In the last 8 months, our revenue has been increasing & for the last 4 months we’ve averaged ~$7k in revenue. I’m new with this so i’m still in the process of learning the books. We own the work van, all of the tools needed, and we don’t employ anyone as of right now. I suspect we will gross about $100k in 2021.

Next Steps

Our next steps are to layout a whole marketing plan and to start producing content. I’d like to begin establishing a brand people will recognize, beginning by saturating our hometown market and growing outwards. Marketing needs to be the main priority, starting yesterday. I also need to identify where production processes can be improved or established. This includes customer relationship management, marketing automation, billing protocol, etc… I want to build a business that will run itself, I just don’t know how!

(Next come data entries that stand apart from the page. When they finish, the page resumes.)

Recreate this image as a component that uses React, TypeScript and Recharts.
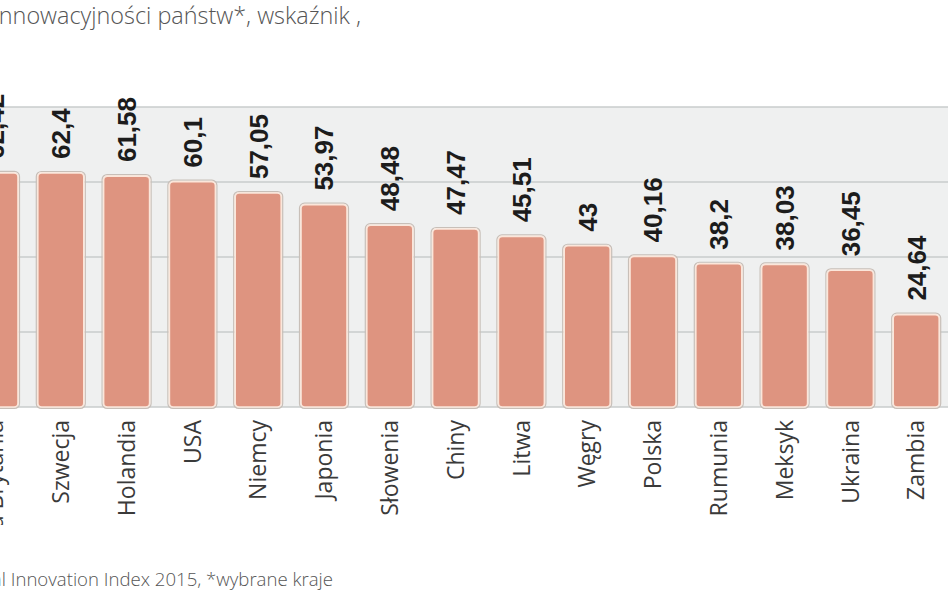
import React from 'react';
import { BarChart, Bar, XAxis, YAxis, CartesianGrid, LabelList } from 'recharts';

const categories = ['Wielka Brytania', 'Szwecja', 'Holandia', 'USA', 'Niemcy', 'Japonia', 'Słowenia', 'Chiny', 'Litwa', 'Węgry', 'Polska', 'Rumunia', 'Meksyk', 'Ukraina', 'Zambia'];
const values = [62.42, 62.4, 61.58, 60.1, 57.05, 53.97, 48.48, 47.47, 45.51, 43, 40.16, 38.2, 38.03, 36.45, 24.64];
const yTicks = [0, 20, 40, 60, 80];

const titleText = 'Ranking innowacyjności państw*, wskaźnik ,';
const footerText = 'Źródło: Global Innovation Index 2015, *wybrane kraje';

const data = categories.map((name, i) => ({ name, value: values[i] }));

const fmt = (v: number) => String(v).replace('.', ',');

const CategoryTick = (props: any) => {
  const { x, y, payload } = props;
  return (
    <g transform={`translate(${x},${y + 5}) rotate(-90)`}>
      <text x={0} y={0} dy="0.36em" textAnchor="end" fontFamily="'Open Sans', 'Noto Sans', sans-serif" fontSize={23} fill="#3a3a3a">
        {payload.value}
      </text>
    </g>
  );
};

const ValueLabel = (props: any) => {
  const { x, y, width, value } = props;
  const cx = x + width / 2;
  return (
    <g transform={`translate(${cx},${y - 14}) rotate(-90)`}>
      <text x={0} y={0} dy="0.36em" textAnchor="start" fontFamily="'Liberation Sans', Arial, sans-serif" fontWeight="bold" fontSize={26} fill="#1c1c1c">
        {fmt(value)}
      </text>
    </g>
  );
};

const BarShape = (props: any) => {
  const { x, y, width, height } = props;
  if (height <= 0) return null;
  return (
    <g>
      <rect x={x - 1.5} y={y - 1.5} width={width + 3} height={height + 3} rx={5} ry={5} fill="none" stroke="#c8bfb8" strokeWidth={1.2} />
      <rect x={x} y={y} width={width} height={height} rx={4} ry={4} fill="#de9480" stroke="#fbe6da" strokeWidth={1.6} />
    </g>
  );
};

export default function App() {
  return (
    <div style={{ position: 'fixed', left: 0, top: 0, width: 948, height: 593, overflow: 'hidden', background: '#ffffff' }}>
      <div style={{ position: 'absolute', left: -38, top: 0 }}>
        <BarChart width={987} height={525} data={data} margin={{ top: 107, right: 0, left: 0, bottom: 0 }} barSize={46}>
          <CartesianGrid vertical={false} fill="#eff0f0" stroke="#c9cccc" strokeWidth={1.5} />
          <XAxis dataKey="name" interval={0} height={118} axisLine={false} tickLine={false} tick={<CategoryTick />} />
          <YAxis hide domain={[0, 80]} ticks={yTicks} />
          <Bar dataKey="value" isAnimationActive={false} shape={<BarShape />}>
            <LabelList dataKey="value" content={<ValueLabel />} />
          </Bar>
        </BarChart>
      </div>
      <svg width={948} height={593} style={{ position: 'absolute', left: 0, top: 0, pointerEvents: 'none' }}>
        <text x={361} y={24} textAnchor="end" fontFamily="'Open Sans', 'Noto Sans', sans-serif" fontWeight={300} fontSize={23.4} fill="#555555">
          {titleText}
        </text>
        <text x={333} y={586} textAnchor="end" fontFamily="'Open Sans', 'Noto Sans', sans-serif" fontWeight={300} fontSize={18.6} fill="#555555">
          {footerText}
        </text>
      </svg>
    </div>
  );
}
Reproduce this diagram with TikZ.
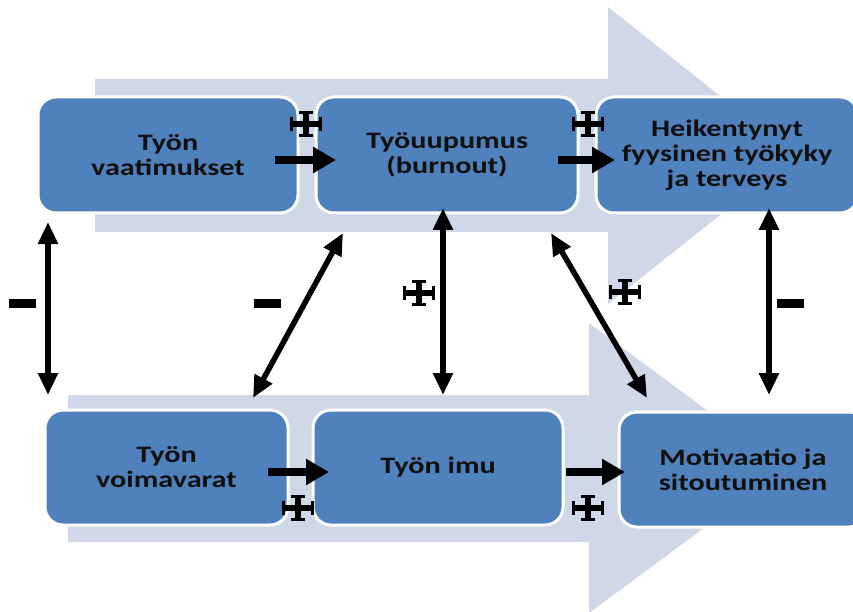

So this has been slightly scatterbrained, and I thank you for bearing with me. I’m not sure how I will continue with this each week but it will be more organized than this! I’m going to post about different strategies I try, our successes and failures, and everything in between. Let me know what you think! I look forward to documenting this journey.

Thanks
 
@ray3 Well done. Just posting this can be helpful in thinking through things and getting out of your own head. I'd suggest that you just start posting to your local website, Google My Business, Instagram, and Facebook everyday. If not everyday, 3 - 5 times per week. You have your pick of what to post. An image of a TV all reticulated out on a mount. A TV mounted above a fireplace nicely. Some wires hanging out of a hole with someone up on a ladder working. One of your dad's custom speakers. Just start posting. Consistently. Whatever you do moving forward, this will be a component of it. Wishing you the best of luck and I'll be following along!
 
@ray3 Man, as an audiophile and someone learning SEO for my move out of the sweaty startup world, I would love to help on this. I'm afraid now isn't ideal for my time but if there's little bits of help I can do for free hit me up.
 
@ray3 Depending on your state you may need a low voltage (or sometimes called limited energy) contractors license. Check with your state license board. Don't want to win a federal bid and not be licensed properly.